Anthony DiMaggio at Counterpunch argues that we've been overestimating economic populism as a factor in President Trump's support -- and thus underestimating factors such as racism, xenophobia, and "the elitist class war against the middle class and poor." Studies find Trump voters aren't poorer, more unemployed, or more from Rust Belt regions, while other studies show sexism and racism to be better predictors of Trump support, and still other studies find a disproportionate percentage of Trump supporters being well off. And when they say 70 percent of Trump voters don't have a college education, you can always remind them that the rate nationally is 71 percent.
U.S. Supreme Court will hear appeal of a District Court decision striking down Wisconsin's most recent redistricting map as unconstitutionally partisan. Justice Kennedy has long said he'd like to evaluate a standard that deals with partisan redistricting, but that doesn't mean he'll approve of the standard advanced by the original plaintiffs, nor does his joining the majority issuing a stay of the District Court's decision suggest which way he'll rule. One thing, though: if too many Wisconsin Republican legislators said out loud that they were trying to use the redistricting process to ensure permanent or durable Republican majorities, rather than respond to citizens' needs, that could piss off John Roberts.

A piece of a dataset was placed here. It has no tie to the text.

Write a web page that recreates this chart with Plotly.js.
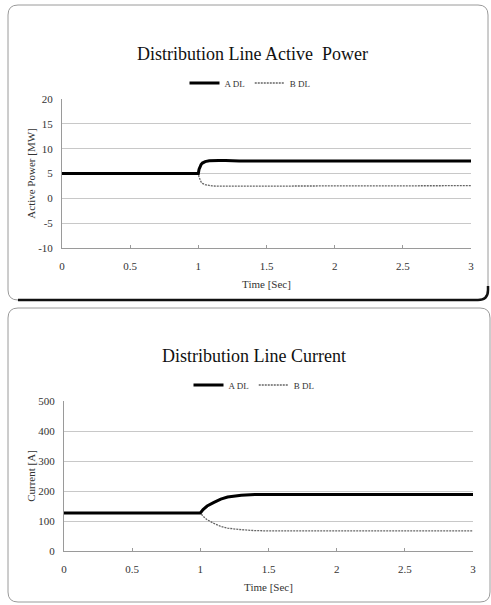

Brett Murphy at USA Today looks at how California port trucking corporations force drivers into becoming "modern-day indentured servant(s)." Basically, these corporations turn their mostly immigrant truckers into independent contractors who "work toward" "owning" their truck, and then use their truckers' indebtedness to force them to work 16- and 20-hour days for little pay. And if they miss work for any reason, they seize their truck, and all the money they've paid toward it! Corporate hacks have their litany of excuses -- abuses are rare, drivers are lazy, unions make trouble, it's so hard to make money anymore. I suppose once major retail corporations start bowing to public pressure to stop taking advantage of this situation, we'll also hear you don't want your prices to go up, do you?
This New York Times article describing how Mr. Trump's business ties with Saudi Arabia and the UAE (and his lack of business ties with Qatar) are influencing his Middle East policy quotes Mr. Trump as saying Saudi citizens "buy apartments from me," spending "$40 million, $50 million" and then asking rhetorically "Am I supposed to dislike them? I like them very much." He and his votaries imagine he's just shooting-from-the-hip, but he's actually confessing that his own business ties (and not so much the people's will!) will set American policy, and confessing your wrongdoing as if it's nothing doesn't make it nothing. It sure doesn't make it "not wrongdoing."
Finally, Jon Schwarz at The Intercept alerts us to an actual historical mini-series on the History Channel called "America's War on Drugs" -- and notes that it's "the first time U.S. television has ever told the core truth about one of the most important issues of the past 50 years," i.e., that "the war on drugs has always been a pointless sham." It's not just a sham because President Nixon essentially created the "war on drugs" as a way of discrediting black and hippie protestors, but because of our own government's well-documented collusion with various drug cartels. Still, as Mr. Schwarz says, it's a big deal that it's on TV -- and not sequestered on a pay channel, even!